Return all of the data exactly as written, without the pictures.

# [Data shown]
┄┄┄┄┄┄

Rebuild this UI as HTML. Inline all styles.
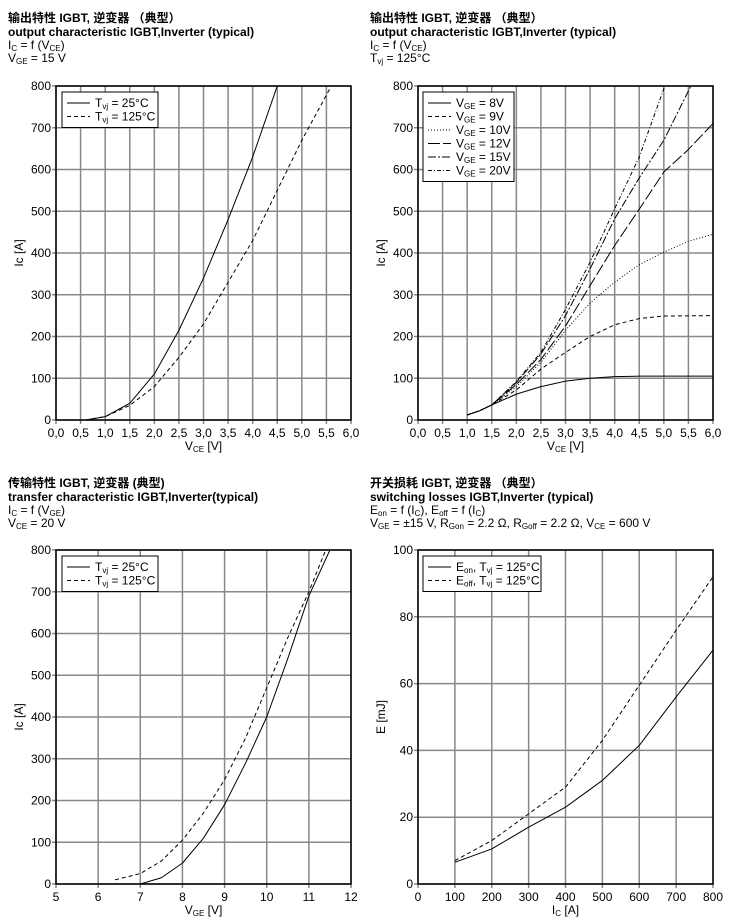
<!DOCTYPE html><html><head><meta charset="utf-8"><style>
body{margin:0;background:#fff}
svg{display:block;font-family:"Liberation Sans","Noto Sans CJK SC",sans-serif}
</style></head><body>
<svg id="s" width="740" height="922" xmlns="http://www.w3.org/2000/svg"></svg>
<script>
const S=document.getElementById('s');let h='';
function T(x,y,t,o){o=o||{};h+=`<text x="${x}" y="${y}" font-size="${o.fs||12}" ${o.b?'font-weight="bold"':''} text-anchor="${o.a||'start'}" ${o.tr?`transform="${o.tr}"`:''}>${t}</text>`;}
function chart(c){
 const {x0,y0,x1,y1,xmin,xmax,xs,ymin,ymax,ys}=c;
 const X=v=>x0+(v-xmin)/(xmax-xmin)*(x1-x0), Y=v=>y1-(v-ymin)/(ymax-ymin)*(y1-y0);
 for(let v=xmin;v<=xmax+1e-9;v+=xs){const px=X(v);h+=`<line x1="${px}" y1="${y0}" x2="${px}" y2="${y1+4}" stroke="#888" stroke-width="1.5"/>`;T(px,y1+17,c.xf(v),{a:'middle'});}
 for(let v=ymin;v<=ymax+1e-9;v+=ys){const py=Y(v);h+=`<line x1="${x0-4}" y1="${py}" x2="${x1}" y2="${py}" stroke="#888" stroke-width="1.5"/>`;T(x0-5,py+4,v,{a:'end'});}
 h+=`<rect x="${x0}" y="${y0}" width="${x1-x0}" height="${y1-y0}" fill="none" stroke="#000" stroke-width="1.5"/>`;
 h+=`<svg x="${x0}" y="${y0}" width="${x1-x0}" height="${y1-y0}" overflow="hidden"><g transform="translate(${-x0},${-y0})">`;
 c.series.forEach(s=>{h+=`<polyline fill="none" stroke="#000" stroke-width="1" ${s.d?`stroke-dasharray="${s.d}"`:''} stroke-linejoin="round" points="${s.p.map(q=>X(q[0])+','+Y(q[1])).join(' ')}"/>`;});
 h+='</g></svg>';
 const L=c.leg;h+=`<rect x="${L.x}" y="${L.y}" width="${L.w}" height="${14+13.5*(c.series.length-1)+8}" fill="#fff" stroke="#000" stroke-width="1"/>`;
 c.series.forEach((s,i)=>{const yy=L.y+11+i*13.5;h+=`<line x1="${L.x+5}" y1="${yy}" x2="${L.x+28}" y2="${yy}" stroke="#000" ${s.d?`stroke-dasharray="${s.d}"`:''}/>`;h+=`<text x="${L.x+33}" y="${yy+4}" font-size="12">${s.l}</text>`;});
 T((x0+x1)/2,y1+30,c.xl,{a:'middle'});
 h+=`<text x="0" y="0" font-size="12" text-anchor="middle" transform="translate(${x0-33},${(y0+y1)/2}) rotate(-90)">${c.yl}</text>`;
}
const sub=t=>`<tspan font-size="8" dy="2">${t}</tspan><tspan dy="-2">&#8203;</tspan>`;
const f1=v=>v.toFixed(1).replace('.',',');
const tvj=t=>`T${sub('vj')} = ${t}°C`;
T(8,22,'输出特性 IGBT, 逆变器 （典型）',{b:1});T(8,36,'output characteristic IGBT,Inverter (typical)',{b:1});
T(8,49,`I${sub('C')} = f (V${sub('CE')})`);T(8,62,`V${sub('GE')} = 15 V`);
T(370,22,'输出特性 IGBT, 逆变器 （典型）',{b:1});T(370,36,'output characteristic IGBT,Inverter (typical)',{b:1});
T(370,49,`I${sub('C')} = f (V${sub('CE')})`);T(370,62,`T${sub('vj')} = 125°C`);
T(8,487,'传输特性 IGBT, 逆变器 (典型)',{b:1});T(8,501,'transfer characteristic  IGBT,Inverter(typical)',{b:1});
T(8,514,`I${sub('C')} = f (V${sub('GE')})`);T(8,527,`V${sub('CE')} = 20 V`);
T(370,487,'开关损耗 IGBT, 逆变器 （典型）',{b:1});T(370,501,'switching losses  IGBT,Inverter (typical)',{b:1});
T(370,514,`E${sub('on')} = f (I${sub('C')}), E${sub('off')} = f (I${sub('C')})`);
T(370,527,`V${sub('GE')} = ±15 V, R${sub('Gon')} = 2.2 Ω, R${sub('Goff')} = 2.2 Ω, V${sub('CE')} = 600 V`);
chart({x0:56,y0:86,x1:351,y1:420,xmin:0,xmax:6,xs:0.5,ymin:0,ymax:800,ys:100,xf:f1,xl:`V${sub('CE')} [V]`,yl:`Ic [A]`,leg:{x:62,y:92,w:96},
series:[{l:tvj(25),p:[[0.6,0],[1,8],[1.5,40],[2,110],[2.5,215],[3,340],[3.5,480],[4,630],[4.5,800]]},
{l:tvj(125),d:'4,3',p:[[0.6,0],[1,8],[1.5,35],[2,80],[2.5,150],[3,230],[3.5,330],[4,430],[4.5,550],[5,670],[5.6,800]]}]});
const b=[[1,12],[1.25,22],[1.5,36]];
chart({x0:418,y0:86,x1:713,y1:420,xmin:0,xmax:6,xs:0.5,ymin:0,ymax:800,ys:100,xf:f1,xl:`V${sub('CE')} [V]`,yl:`Ic [A]`,leg:{x:423,y:92,w:91},
series:[{l:`V${sub('GE')} = 8V`,p:b.concat([[2,62],[2.5,80],[3,93],[3.5,100],[4,104],[4.5,105],[6,105]])},
{l:`V${sub('GE')} = 9V`,d:'4,3',p:b.concat([[2,72],[2.5,122],[3,162],[3.5,200],[4,228],[4.5,243],[5,249],[6,250]])},
{l:`V${sub('GE')} = 10V`,d:'1,2',p:b.concat([[2,80],[2.5,138],[3,215],[3.5,280],[4,330],[4.5,372],[5,402],[5.5,428],[6,445]])},
{l:`V${sub('GE')} = 12V`,d:'12,3',p:b.concat([[2,85],[2.5,145],[3,225],[3.5,322],[4,418],[4.5,505],[5,594],[5.5,648],[6,710]])},
{l:`V${sub('GE')} = 15V`,d:'8,2,2,2',p:b.concat([[2,90],[2.5,158],[3,250],[3.5,362],[4,482],[4.5,580],[5,670],[5.55,800]])},
{l:`V${sub('GE')} = 20V`,d:'4,2,1,2',p:b.concat([[2,92],[2.5,162],[3,265],[3.5,378],[4,506],[4.5,630],[5.02,800]])}]});
chart({x0:56,y0:550,x1:351,y1:884,xmin:5,xmax:12,xs:1,ymin:0,ymax:800,ys:100,xf:v=>v,xl:`V${sub('GE')} [V]`,yl:`Ic [A]`,leg:{x:62,y:556,w:96},
series:[{l:tvj(25),p:[[7,0],[7.5,15],[8,50],[8.5,110],[9,190],[9.5,290],[10,400],[10.5,540],[11,690],[11.5,800]]},
{l:tvj(125),d:'4,3',p:[[6.4,10],[7,25],[7.5,55],[8,105],[8.5,170],[9,250],[9.5,350],[10,470],[10.5,590],[11,700],[11.4,800]]}]});
chart({x0:418,y0:550,x1:713,y1:884,xmin:0,xmax:800,xs:100,ymin:0,ymax:100,ys:20,xf:v=>v,xl:`I${sub('C')} [A]`,yl:`E [mJ]`,leg:{x:423,y:556,w:118},
series:[{l:`E${sub('on')}, T${sub('vj')} = 125°C`,p:[[100,6.5],[200,10.5],[300,17],[400,23],[500,31],[600,41.5],[700,56],[800,70]]},
{l:`E${sub('off')}, T${sub('vj')} = 125°C`,d:'4,3',p:[[100,7],[200,13],[300,21],[400,29],[500,43],[600,59.5],[700,76],[800,92]]}]});
S.innerHTML=h;
</script></body></html>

┄┄┄┄┄┄

# [Solved exercise]
Rebuild this UI as HTML. Inline all styles.
<!DOCTYPE html><html><head><meta charset="utf-8"><style>
body{margin:0;background:#fff}
svg{display:block;font-family:"Liberation Sans","Noto Sans CJK SC",sans-serif}
</style></head><body>
<svg id="s" width="740" height="922" xmlns="http://www.w3.org/2000/svg"></svg>
<script>
const S=document.getElementById('s');let h='';
function T(x,y,t,o){o=o||{};h+=`<text x="${x}" y="${y}" font-size="${o.fs||12}" ${o.b?'font-weight="bold"':''} text-anchor="${o.a||'start'}" ${o.tr?`transform="${o.tr}"`:''}>${t}</text>`;}
function chart(c){
 const {x0,y0,x1,y1,xmin,xmax,xs,ymin,ymax,ys}=c;
 const X=v=>x0+(v-xmin)/(xmax-xmin)*(x1-x0), Y=v=>y1-(v-ymin)/(ymax-ymin)*(y1-y0);
 for(let v=xmin;v<=xmax+1e-9;v+=xs){const px=X(v);h+=`<line x1="${px}" y1="${y0}" x2="${px}" y2="${y1+4}" stroke="#888" stroke-width="1.5"/>`;T(px,y1+17,c.xf(v),{a:'middle'});}
 for(let v=ymin;v<=ymax+1e-9;v+=ys){const py=Y(v);h+=`<line x1="${x0-4}" y1="${py}" x2="${x1}" y2="${py}" stroke="#888" stroke-width="1.5"/>`;T(x0-5,py+4,v,{a:'end'});}
 h+=`<rect x="${x0}" y="${y0}" width="${x1-x0}" height="${y1-y0}" fill="none" stroke="#000" stroke-width="1.5"/>`;
 h+=`<svg x="${x0}" y="${y0}" width="${x1-x0}" height="${y1-y0}" overflow="hidden"><g transform="translate(${-x0},${-y0})">`;
 c.series.forEach(s=>{h+=`<polyline fill="none" stroke="#000" stroke-width="1" ${s.d?`stroke-dasharray="${s.d}"`:''} stroke-linejoin="round" points="${s.p.map(q=>X(q[0])+','+Y(q[1])).join(' ')}"/>`;});
 h+='</g></svg>';
 const L=c.leg;h+=`<rect x="${L.x}" y="${L.y}" width="${L.w}" height="${14+13.5*(c.series.length-1)+8}" fill="#fff" stroke="#000" stroke-width="1"/>`;
 c.series.forEach((s,i)=>{const yy=L.y+11+i*13.5;h+=`<line x1="${L.x+5}" y1="${yy}" x2="${L.x+28}" y2="${yy}" stroke="#000" ${s.d?`stroke-dasharray="${s.d}"`:''}/>`;h+=`<text x="${L.x+33}" y="${yy+4}" font-size="12">${s.l}</text>`;});
 T((x0+x1)/2,y1+30,c.xl,{a:'middle'});
 h+=`<text x="0" y="0" font-size="12" text-anchor="middle" transform="translate(${x0-33},${(y0+y1)/2}) rotate(-90)">${c.yl}</text>`;
}
const sub=t=>`<tspan font-size="8" dy="2">${t}</tspan><tspan dy="-2">&#8203;</tspan>`;
const f1=v=>v.toFixed(1).replace('.',',');
const tvj=t=>`T${sub('vj')} = ${t}°C`;
T(8,22,'输出特性 IGBT, 逆变器 （典型）',{b:1});T(8,36,'output characteristic IGBT,Inverter (typical)',{b:1});
T(8,49,`I${sub('C')} = f (V${sub('CE')})`);T(8,62,`V${sub('GE')} = 15 V`);
T(370,22,'输出特性 IGBT, 逆变器 （典型）',{b:1});T(370,36,'output characteristic IGBT,Inverter (typical)',{b:1});
T(370,49,`I${sub('C')} = f (V${sub('CE')})`);T(370,62,`T${sub('vj')} = 125°C`);
T(8,487,'传输特性 IGBT, 逆变器 (典型)',{b:1});T(8,501,'transfer characteristic  IGBT,Inverter(typical)',{b:1});
T(8,514,`I${sub('C')} = f (V${sub('GE')})`);T(8,527,`V${sub('CE')} = 20 V`);
T(370,487,'开关损耗 IGBT, 逆变器 （典型）',{b:1});T(370,501,'switching losses  IGBT,Inverter (typical)',{b:1});
T(370,514,`E${sub('on')} = f (I${sub('C')}), E${sub('off')} = f (I${sub('C')})`);
T(370,527,`V${sub('GE')} = ±15 V, R${sub('Gon')} = 2.2 Ω, R${sub('Goff')} = 2.2 Ω, V${sub('CE')} = 600 V`);
chart({x0:56,y0:86,x1:351,y1:420,xmin:0,xmax:6,xs:0.5,ymin:0,ymax:800,ys:100,xf:f1,xl:`V${sub('CE')} [V]`,yl:`Ic [A]`,leg:{x:62,y:92,w:96},
series:[{l:tvj(25),p:[[0.6,0],[1,8],[1.5,40],[2,110],[2.5,215],[3,340],[3.5,480],[4,630],[4.5,800]]},
{l:tvj(125),d:'4,3',p:[[0.6,0],[1,8],[1.5,35],[2,80],[2.5,150],[3,230],[3.5,330],[4,430],[4.5,550],[5,670],[5.6,800]]}]});
const b=[[1,12],[1.25,22],[1.5,36]];
chart({x0:418,y0:86,x1:713,y1:420,xmin:0,xmax:6,xs:0.5,ymin:0,ymax:800,ys:100,xf:f1,xl:`V${sub('CE')} [V]`,yl:`Ic [A]`,leg:{x:423,y:92,w:91},
series:[{l:`V${sub('GE')} = 8V`,p:b.concat([[2,62],[2.5,80],[3,93],[3.5,100],[4,104],[4.5,105],[6,105]])},
{l:`V${sub('GE')} = 9V`,d:'4,3',p:b.concat([[2,72],[2.5,122],[3,162],[3.5,200],[4,228],[4.5,243],[5,249],[6,250]])},
{l:`V${sub('GE')} = 10V`,d:'1,2',p:b.concat([[2,80],[2.5,138],[3,215],[3.5,280],[4,330],[4.5,372],[5,402],[5.5,428],[6,445]])},
{l:`V${sub('GE')} = 12V`,d:'12,3',p:b.concat([[2,85],[2.5,145],[3,225],[3.5,322],[4,418],[4.5,505],[5,594],[5.5,648],[6,710]])},
{l:`V${sub('GE')} = 15V`,d:'8,2,2,2',p:b.concat([[2,90],[2.5,158],[3,250],[3.5,362],[4,482],[4.5,580],[5,670],[5.55,800]])},
{l:`V${sub('GE')} = 20V`,d:'4,2,1,2',p:b.concat([[2,92],[2.5,162],[3,265],[3.5,378],[4,506],[4.5,630],[5.02,800]])}]});
chart({x0:56,y0:550,x1:351,y1:884,xmin:5,xmax:12,xs:1,ymin:0,ymax:800,ys:100,xf:v=>v,xl:`V${sub('GE')} [V]`,yl:`Ic [A]`,leg:{x:62,y:556,w:96},
series:[{l:tvj(25),p:[[7,0],[7.5,15],[8,50],[8.5,110],[9,190],[9.5,290],[10,400],[10.5,540],[11,690],[11.5,800]]},
{l:tvj(125),d:'4,3',p:[[6.4,10],[7,25],[7.5,55],[8,105],[8.5,170],[9,250],[9.5,350],[10,470],[10.5,590],[11,700],[11.4,800]]}]});
chart({x0:418,y0:550,x1:713,y1:884,xmin:0,xmax:800,xs:100,ymin:0,ymax:100,ys:20,xf:v=>v,xl:`I${sub('C')} [A]`,yl:`E [mJ]`,leg:{x:423,y:556,w:118},
series:[{l:`E${sub('on')}, T${sub('vj')} = 125°C`,p:[[100,6.5],[200,10.5],[300,17],[400,23],[500,31],[600,41.5],[700,56],[800,70]]},
{l:`E${sub('off')}, T${sub('vj')} = 125°C`,d:'4,3',p:[[100,7],[200,13],[300,21],[400,29],[500,43],[600,59.5],[700,76],[800,92]]}]});
S.innerHTML=h;
</script></body></html>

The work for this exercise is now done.